■ DESCRIPTION OF THE TASK
The lines to extract run from the first line of the material below to the line containing "ci_orgueil_d25mg = [0.0]", both included; leave the pictures behind.

■ INFORMATION SHOWN
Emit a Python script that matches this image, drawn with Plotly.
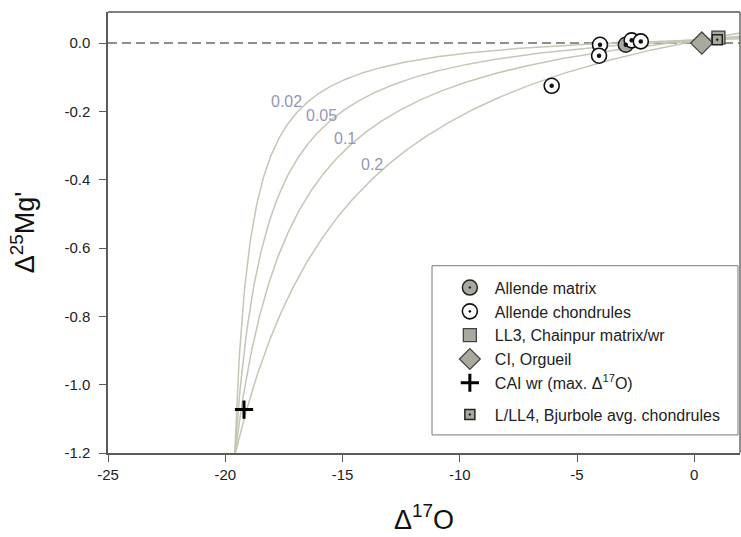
import numpy as np
import plotly.graph_objects as go

# --- measurements -----------------------------------------------------------
allende_matrix_d17o = [-2.92]
allende_matrix_d25mg = [-0.005]

allende_chondrules_d17o = [-4.02, -4.06, -6.08, -2.67, -2.28]
allende_chondrules_d25mg = [-0.005, -0.037, -0.125, 0.008, 0.005]

ll3_chainpur_d17o = [1.03]
ll3_chainpur_d25mg = [0.016]

ci_orgueil_d17o = [0.32]
ci_orgueil_d25mg = [0.0]

cai_wr_d17o = [-19.2]
cai_wr_d25mg = [-1.073]

bjurbole_d17o = [0.98]
bjurbole_d25mg = [0.010]

# --- mixing model -----------------------------------------------------------
# end members (Δ17O, Δ25Mg')
cai_end = (-19.6, -1.209)
chondrite_end = (0.28, 0.0094)
# Mg/O ratio of the refractory end member relative to the chondritic one
mix_ratios = [0.02, 0.05, 0.1, 0.2]
mix_labels = ["0.02", "0.05", "0.1", "0.2"]
mg_o_background = 0.013
label_pos_d17o = [-17.37, -15.89, -14.89, -13.75]
label_pos_d25mg = [-0.172, -0.213, -0.280, -0.354]

X_RANGE = [-25, 1.95]
Y_RANGE = [-1.2, 0.091]
x_ticks = [-25, -20, -15, -10, -5, 0]
y_ticks = [-1.2, -1.0, -0.8, -0.6, -0.4, -0.2, 0.0]


def mixing_curve(ratio, n=600):
    """Two-component mixing hyperbola from the CAI end member to the chondritic one,
    extended past the chondritic end to the right edge of the axes."""
    k = (ratio + mg_o_background) / (1.0 + mg_o_background)
    (xa, ya), (xb, yb) = cai_end, chondrite_end
    f_end = (X_RANGE[1] - xb) / (xa - xb)  # negative: extrapolation beyond chondrite
    f = np.linspace(1.0, f_end, n)
    x = f * xa + (1 - f) * xb
    y = (f * k * ya + (1 - f) * yb) / (f * k + (1 - f))
    return x, y


FONT = "Liberation Sans, Arial, sans-serif"
GREY_FILL = "#a9a99d"

fig = go.Figure()

for r in mix_ratios:
    cx, cy = mixing_curve(r)
    fig.add_trace(go.Scatter(x=cx, y=cy, mode="lines", showlegend=False, hoverinfo="skip",
                             line=dict(color="#c6c6b6", width=1.5)))

fig.add_trace(go.Scatter(
    x=allende_matrix_d17o, y=allende_matrix_d25mg, mode="markers", name="Allende matrix",
    legendgroup="a", legendrank=1,
    marker=dict(symbol="circle-dot", size=15, color=GREY_FILL, line=dict(color="#222", width=1.5))))
fig.add_trace(go.Scatter(
    x=allende_chondrules_d17o, y=allende_chondrules_d25mg, mode="markers", name="Allende chondrules",
    legendgroup="a", legendrank=2,
    marker=dict(symbol="circle-dot", size=15, color="white", line=dict(color="#111", width=1.6))))
# solid centre dots of the chondrule symbols
fig.add_trace(go.Scatter(
    x=allende_matrix_d17o + allende_chondrules_d17o,
    y=allende_matrix_d25mg + allende_chondrules_d25mg,
    mode="markers", showlegend=False, hoverinfo="skip",
    marker=dict(symbol="circle", size=4.5, color="#111")))
fig.add_trace(go.Scatter(
    x=ci_orgueil_d17o, y=ci_orgueil_d25mg, mode="markers", name="CI, Orgueil",
    legendgroup="a", legendrank=4,
    marker=dict(symbol="diamond", size=17, color=GREY_FILL, line=dict(color="#444", width=1.3))))
fig.add_trace(go.Scatter(
    x=ll3_chainpur_d17o, y=ll3_chainpur_d25mg, mode="markers", name="LL3, Chainpur matrix/wr",
    legendgroup="a", legendrank=3,
    marker=dict(symbol="square", size=13, color=GREY_FILL, line=dict(color="#444", width=1.3))))
fig.add_trace(go.Scatter(
    x=cai_wr_d17o, y=cai_wr_d25mg, mode="markers", name="CAI wr (max. Δ<sup>17</sup>O)",
    legendgroup="a", legendrank=5,
    marker=dict(symbol="cross-thin", size=13, color="black", line=dict(color="black", width=3))))
fig.add_trace(go.Scatter(
    x=bjurbole_d17o, y=bjurbole_d25mg, mode="markers", name="L/LL4, Bjurbole avg. chondrules",
    legendgroup="b", legendrank=6,
    marker=dict(symbol="square-dot", size=10, color=GREY_FILL, line=dict(color="#222", width=1.5))))

for txt, lx, ly in zip(mix_labels, label_pos_d17o, label_pos_d25mg):
    fig.add_annotation(x=lx, y=ly, text=txt, showarrow=False,
                       font=dict(family=FONT, size=16, color="#9696b6"))

# zero reference line
fig.add_shape(type="line", xref="paper", yref="y", x0=0, x1=1, y0=0, y1=0,
              line=dict(color="#6a6a6a", width=1.5, dash="9px,5px"), layer="below")
# top and right frame
fig.add_shape(type="line", xref="paper", yref="paper", x0=0, x1=1, y0=1, y1=1,
              line=dict(color="black", width=1.2))
fig.add_shape(type="line", xref="paper", yref="paper", x0=1, x1=1, y0=0, y1=1,
              line=dict(color="#444", width=1.2))
# legend frame
fig.add_shape(type="rect", xref="paper", yref="paper", x0=0.5127, x1=0.9968, y0=0.041, y1=0.4247,
              line=dict(color="#7a7a7a", width=1), fillcolor="white", layer="below")

axis_common = dict(showgrid=False, zeroline=False, showline=True, linecolor="#5a5a5a",
                   linewidth=1.5, ticks="outside", ticklen=7, tickwidth=1.3, tickcolor="#5a5a5a",
                   tickfont=dict(family=FONT, size=15, color="#222"))

fig.update_layout(
    width=741, height=537,
    margin=dict(l=108, r=1, t=12, b=84),
    paper_bgcolor="white", plot_bgcolor="white",
    font=dict(family=FONT),
    xaxis=dict(range=X_RANGE, tickvals=x_ticks, ticktext=[str(v) for v in x_ticks],
               title=dict(text="Δ<sup>17</sup>O", font=dict(family=FONT, size=27, color="#111"),
                          standoff=28),
               **axis_common),
    yaxis=dict(range=Y_RANGE, tickvals=y_ticks, ticktext=["%.1f" % v for v in y_ticks],
               ticklabelstandoff=6,
               title=dict(text="Δ<sup>25</sup>Mg'", font=dict(family=FONT, size=27, color="#111"),
                          standoff=22),
               **axis_common),
    legend=dict(x=0.533, y=0.4135, xanchor="left", yanchor="top",
                borderwidth=0, bgcolor="rgba(0,0,0,0)", itemwidth=40,
                font=dict(family=FONT, size=16, color="#222"),
                traceorder="grouped", tracegroupgap=8),
)

fig.write_html("out.html")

■ REPLY
Emit a Python script that matches this image, drawn with Plotly.
import numpy as np
import plotly.graph_objects as go

# --- measurements -----------------------------------------------------------
allende_matrix_d17o = [-2.92]
allende_matrix_d25mg = [-0.005]

allende_chondrules_d17o = [-4.02, -4.06, -6.08, -2.67, -2.28]
allende_chondrules_d25mg = [-0.005, -0.037, -0.125, 0.008, 0.005]

ll3_chainpur_d17o = [1.03]
ll3_chainpur_d25mg = [0.016]

ci_orgueil_d17o = [0.32]
ci_orgueil_d25mg = [0.0]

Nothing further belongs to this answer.